__Exercise__: Everything from the first line of the data below through the line that contains "d3.scaleLinear().domain([0, 2500]).range([pBottom, pTop]);" should be written out exactly, please, and nothing more; the pictures stay out.

[Source code of charts]

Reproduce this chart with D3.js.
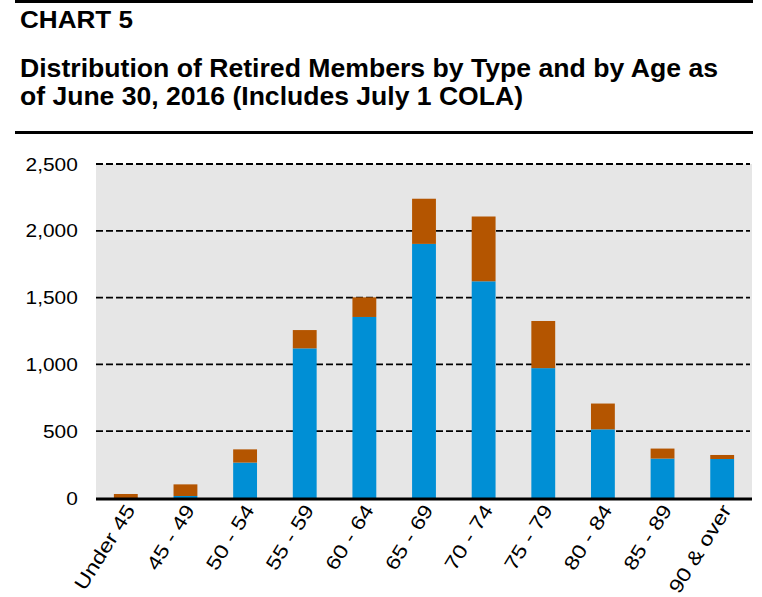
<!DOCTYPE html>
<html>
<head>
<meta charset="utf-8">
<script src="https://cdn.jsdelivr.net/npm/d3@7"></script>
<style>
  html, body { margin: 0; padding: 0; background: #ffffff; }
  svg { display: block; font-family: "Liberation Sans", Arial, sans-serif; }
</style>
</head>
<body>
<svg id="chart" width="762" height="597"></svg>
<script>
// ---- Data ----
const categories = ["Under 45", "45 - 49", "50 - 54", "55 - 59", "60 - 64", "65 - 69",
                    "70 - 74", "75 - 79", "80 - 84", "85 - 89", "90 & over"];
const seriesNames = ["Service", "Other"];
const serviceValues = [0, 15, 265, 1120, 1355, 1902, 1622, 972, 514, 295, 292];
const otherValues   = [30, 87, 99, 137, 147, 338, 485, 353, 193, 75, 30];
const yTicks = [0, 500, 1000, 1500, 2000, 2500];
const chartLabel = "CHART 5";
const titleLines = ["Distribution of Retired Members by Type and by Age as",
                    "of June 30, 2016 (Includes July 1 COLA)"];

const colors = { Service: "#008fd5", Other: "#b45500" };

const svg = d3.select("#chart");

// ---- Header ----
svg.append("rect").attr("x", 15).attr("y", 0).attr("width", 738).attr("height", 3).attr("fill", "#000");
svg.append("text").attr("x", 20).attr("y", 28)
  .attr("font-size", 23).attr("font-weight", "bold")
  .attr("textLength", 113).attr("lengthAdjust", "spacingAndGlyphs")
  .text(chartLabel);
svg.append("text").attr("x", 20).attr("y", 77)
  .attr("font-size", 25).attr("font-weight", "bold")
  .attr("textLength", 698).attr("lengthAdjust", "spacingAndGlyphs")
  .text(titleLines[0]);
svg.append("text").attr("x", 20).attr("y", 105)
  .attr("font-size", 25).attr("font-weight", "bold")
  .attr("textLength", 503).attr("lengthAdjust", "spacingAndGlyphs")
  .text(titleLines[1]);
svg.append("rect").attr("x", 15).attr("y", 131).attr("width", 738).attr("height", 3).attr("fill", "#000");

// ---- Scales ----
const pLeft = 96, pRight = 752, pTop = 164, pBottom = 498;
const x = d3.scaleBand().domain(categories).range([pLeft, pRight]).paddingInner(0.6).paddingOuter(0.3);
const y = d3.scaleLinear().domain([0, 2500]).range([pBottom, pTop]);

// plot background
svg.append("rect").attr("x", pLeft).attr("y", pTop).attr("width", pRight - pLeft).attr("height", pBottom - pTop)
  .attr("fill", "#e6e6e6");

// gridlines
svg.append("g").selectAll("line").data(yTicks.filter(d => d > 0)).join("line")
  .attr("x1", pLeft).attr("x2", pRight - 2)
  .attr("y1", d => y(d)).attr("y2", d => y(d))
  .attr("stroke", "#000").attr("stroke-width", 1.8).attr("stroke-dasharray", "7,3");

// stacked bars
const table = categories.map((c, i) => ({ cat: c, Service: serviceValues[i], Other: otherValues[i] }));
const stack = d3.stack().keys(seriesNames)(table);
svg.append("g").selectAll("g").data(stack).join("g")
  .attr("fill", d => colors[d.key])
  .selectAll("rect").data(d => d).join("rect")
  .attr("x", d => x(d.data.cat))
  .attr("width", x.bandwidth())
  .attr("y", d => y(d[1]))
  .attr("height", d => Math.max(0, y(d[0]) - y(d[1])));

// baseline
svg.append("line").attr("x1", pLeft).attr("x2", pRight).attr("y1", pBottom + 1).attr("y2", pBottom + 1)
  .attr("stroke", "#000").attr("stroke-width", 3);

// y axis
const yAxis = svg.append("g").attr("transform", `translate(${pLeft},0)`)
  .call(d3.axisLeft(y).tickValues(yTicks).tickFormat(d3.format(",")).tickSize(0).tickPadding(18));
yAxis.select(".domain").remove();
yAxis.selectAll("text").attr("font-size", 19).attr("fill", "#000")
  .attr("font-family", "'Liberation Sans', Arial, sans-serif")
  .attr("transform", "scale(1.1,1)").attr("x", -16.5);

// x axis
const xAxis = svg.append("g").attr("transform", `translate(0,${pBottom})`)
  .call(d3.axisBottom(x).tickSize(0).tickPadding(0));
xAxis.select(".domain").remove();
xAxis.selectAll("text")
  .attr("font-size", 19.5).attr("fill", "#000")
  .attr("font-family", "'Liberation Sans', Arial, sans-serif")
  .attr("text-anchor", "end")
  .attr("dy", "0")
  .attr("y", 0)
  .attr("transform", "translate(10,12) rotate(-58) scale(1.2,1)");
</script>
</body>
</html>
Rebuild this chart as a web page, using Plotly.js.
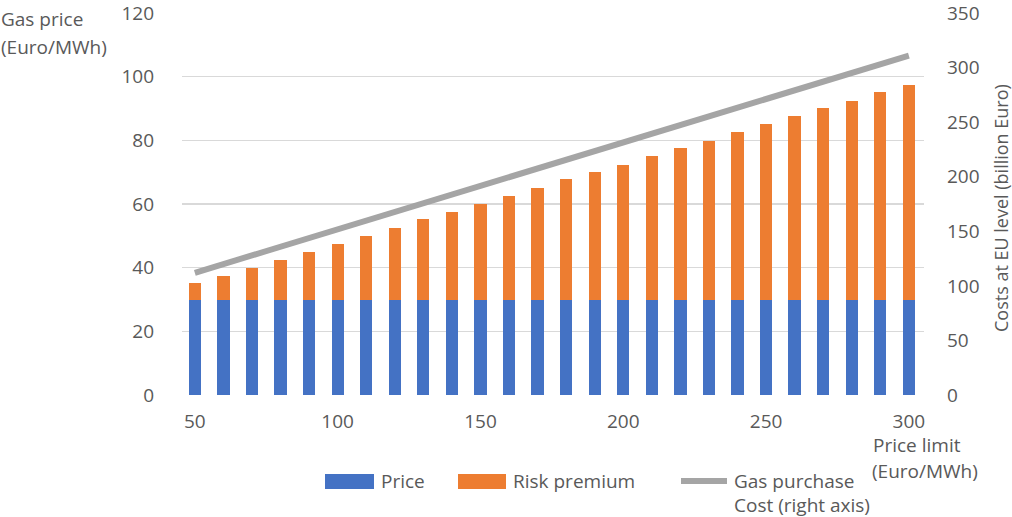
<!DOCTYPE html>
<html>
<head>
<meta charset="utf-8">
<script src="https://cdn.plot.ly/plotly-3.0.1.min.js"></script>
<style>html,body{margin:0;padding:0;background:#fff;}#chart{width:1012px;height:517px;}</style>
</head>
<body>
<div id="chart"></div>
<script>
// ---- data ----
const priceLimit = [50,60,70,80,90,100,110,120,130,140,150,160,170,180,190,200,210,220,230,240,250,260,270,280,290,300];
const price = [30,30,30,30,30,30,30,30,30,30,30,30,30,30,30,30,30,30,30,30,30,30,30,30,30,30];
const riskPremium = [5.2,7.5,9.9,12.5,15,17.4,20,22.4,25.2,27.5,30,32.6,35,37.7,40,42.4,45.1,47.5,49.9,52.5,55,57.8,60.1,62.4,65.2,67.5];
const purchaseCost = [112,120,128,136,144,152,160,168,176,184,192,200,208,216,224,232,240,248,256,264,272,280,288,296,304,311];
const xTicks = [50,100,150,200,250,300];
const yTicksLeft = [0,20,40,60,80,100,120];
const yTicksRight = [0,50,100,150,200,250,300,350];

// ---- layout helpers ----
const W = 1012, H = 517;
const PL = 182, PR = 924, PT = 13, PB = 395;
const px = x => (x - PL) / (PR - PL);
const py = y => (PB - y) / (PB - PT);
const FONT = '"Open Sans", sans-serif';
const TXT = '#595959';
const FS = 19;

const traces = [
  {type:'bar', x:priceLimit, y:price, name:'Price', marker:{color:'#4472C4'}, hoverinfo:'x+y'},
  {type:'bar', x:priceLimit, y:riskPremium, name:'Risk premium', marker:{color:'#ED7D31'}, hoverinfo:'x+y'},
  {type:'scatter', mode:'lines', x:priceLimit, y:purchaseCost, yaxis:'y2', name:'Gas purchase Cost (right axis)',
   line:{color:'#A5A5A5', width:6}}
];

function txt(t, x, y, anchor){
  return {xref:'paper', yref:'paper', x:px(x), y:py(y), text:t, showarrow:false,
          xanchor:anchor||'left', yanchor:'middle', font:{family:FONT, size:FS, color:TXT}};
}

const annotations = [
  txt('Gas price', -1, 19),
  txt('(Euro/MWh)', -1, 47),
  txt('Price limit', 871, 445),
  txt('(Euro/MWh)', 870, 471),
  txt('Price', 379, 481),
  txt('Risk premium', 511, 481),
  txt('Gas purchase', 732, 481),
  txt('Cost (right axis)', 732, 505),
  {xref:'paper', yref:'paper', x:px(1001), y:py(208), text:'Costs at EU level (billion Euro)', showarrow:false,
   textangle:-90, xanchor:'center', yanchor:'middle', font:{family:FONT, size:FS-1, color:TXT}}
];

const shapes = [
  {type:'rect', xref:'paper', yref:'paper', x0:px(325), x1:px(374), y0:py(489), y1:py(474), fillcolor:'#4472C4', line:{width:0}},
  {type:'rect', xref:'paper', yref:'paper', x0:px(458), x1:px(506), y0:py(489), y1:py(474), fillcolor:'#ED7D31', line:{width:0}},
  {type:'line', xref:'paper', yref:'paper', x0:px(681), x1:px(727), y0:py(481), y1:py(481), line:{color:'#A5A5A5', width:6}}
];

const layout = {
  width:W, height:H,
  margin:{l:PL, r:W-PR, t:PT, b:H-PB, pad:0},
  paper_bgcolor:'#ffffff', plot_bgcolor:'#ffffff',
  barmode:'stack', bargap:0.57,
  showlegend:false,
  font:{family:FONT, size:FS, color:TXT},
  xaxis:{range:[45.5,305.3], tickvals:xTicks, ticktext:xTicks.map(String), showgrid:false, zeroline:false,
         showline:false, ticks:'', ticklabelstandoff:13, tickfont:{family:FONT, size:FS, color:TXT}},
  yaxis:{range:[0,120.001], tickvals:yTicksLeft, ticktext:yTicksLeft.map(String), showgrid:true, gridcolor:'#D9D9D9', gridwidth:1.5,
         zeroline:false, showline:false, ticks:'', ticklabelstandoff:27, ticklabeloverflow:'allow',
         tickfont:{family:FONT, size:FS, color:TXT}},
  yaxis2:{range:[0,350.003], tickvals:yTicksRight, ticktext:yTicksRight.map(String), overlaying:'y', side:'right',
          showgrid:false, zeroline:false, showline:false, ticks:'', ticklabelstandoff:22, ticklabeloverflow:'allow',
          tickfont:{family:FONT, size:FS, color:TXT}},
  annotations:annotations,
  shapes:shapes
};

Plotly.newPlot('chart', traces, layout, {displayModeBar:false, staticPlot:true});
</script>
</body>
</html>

__Exercise solution__:
Reproduce this chart with D3.js.
<!DOCTYPE html>
<html>
<head>
<meta charset="utf-8">
<script src="https://cdn.jsdelivr.net/npm/d3@7"></script>
<style>
  html, body { margin: 0; padding: 0; background: #ffffff; }
  svg { display: block; font-family: "Liberation Sans", Arial, sans-serif; }
</style>
</head>
<body>
<svg id="chart" width="762" height="597"></svg>
<script>
// ---- Data ----
const categories = ["Under 45", "45 - 49", "50 - 54", "55 - 59", "60 - 64", "65 - 69",
                    "70 - 74", "75 - 79", "80 - 84", "85 - 89", "90 & over"];
const seriesNames = ["Service", "Other"];
const serviceValues = [0, 15, 265, 1120, 1355, 1902, 1622, 972, 514, 295, 292];
const otherValues   = [30, 87, 99, 137, 147, 338, 485, 353, 193, 75, 30];
const yTicks = [0, 500, 1000, 1500, 2000, 2500];
const chartLabel = "CHART 5";
const titleLines = ["Distribution of Retired Members by Type and by Age as",
                    "of June 30, 2016 (Includes July 1 COLA)"];

const colors = { Service: "#008fd5", Other: "#b45500" };

const svg = d3.select("#chart");

// ---- Header ----
svg.append("rect").attr("x", 15).attr("y", 0).attr("width", 738).attr("height", 3).attr("fill", "#000");
svg.append("text").attr("x", 20).attr("y", 28)
  .attr("font-size", 23).attr("font-weight", "bold")
  .attr("textLength", 113).attr("lengthAdjust", "spacingAndGlyphs")
  .text(chartLabel);
svg.append("text").attr("x", 20).attr("y", 77)
  .attr("font-size", 25).attr("font-weight", "bold")
  .attr("textLength", 698).attr("lengthAdjust", "spacingAndGlyphs")
  .text(titleLines[0]);
svg.append("text").attr("x", 20).attr("y", 105)
  .attr("font-size", 25).attr("font-weight", "bold")
  .attr("textLength", 503).attr("lengthAdjust", "spacingAndGlyphs")
  .text(titleLines[1]);
svg.append("rect").attr("x", 15).attr("y", 131).attr("width", 738).attr("height", 3).attr("fill", "#000");

// ---- Scales ----
const pLeft = 96, pRight = 752, pTop = 164, pBottom = 498;
const x = d3.scaleBand().domain(categories).range([pLeft, pRight]).paddingInner(0.6).paddingOuter(0.3);
const y = d3.scaleLinear().domain([0, 2500]).range([pBottom, pTop]);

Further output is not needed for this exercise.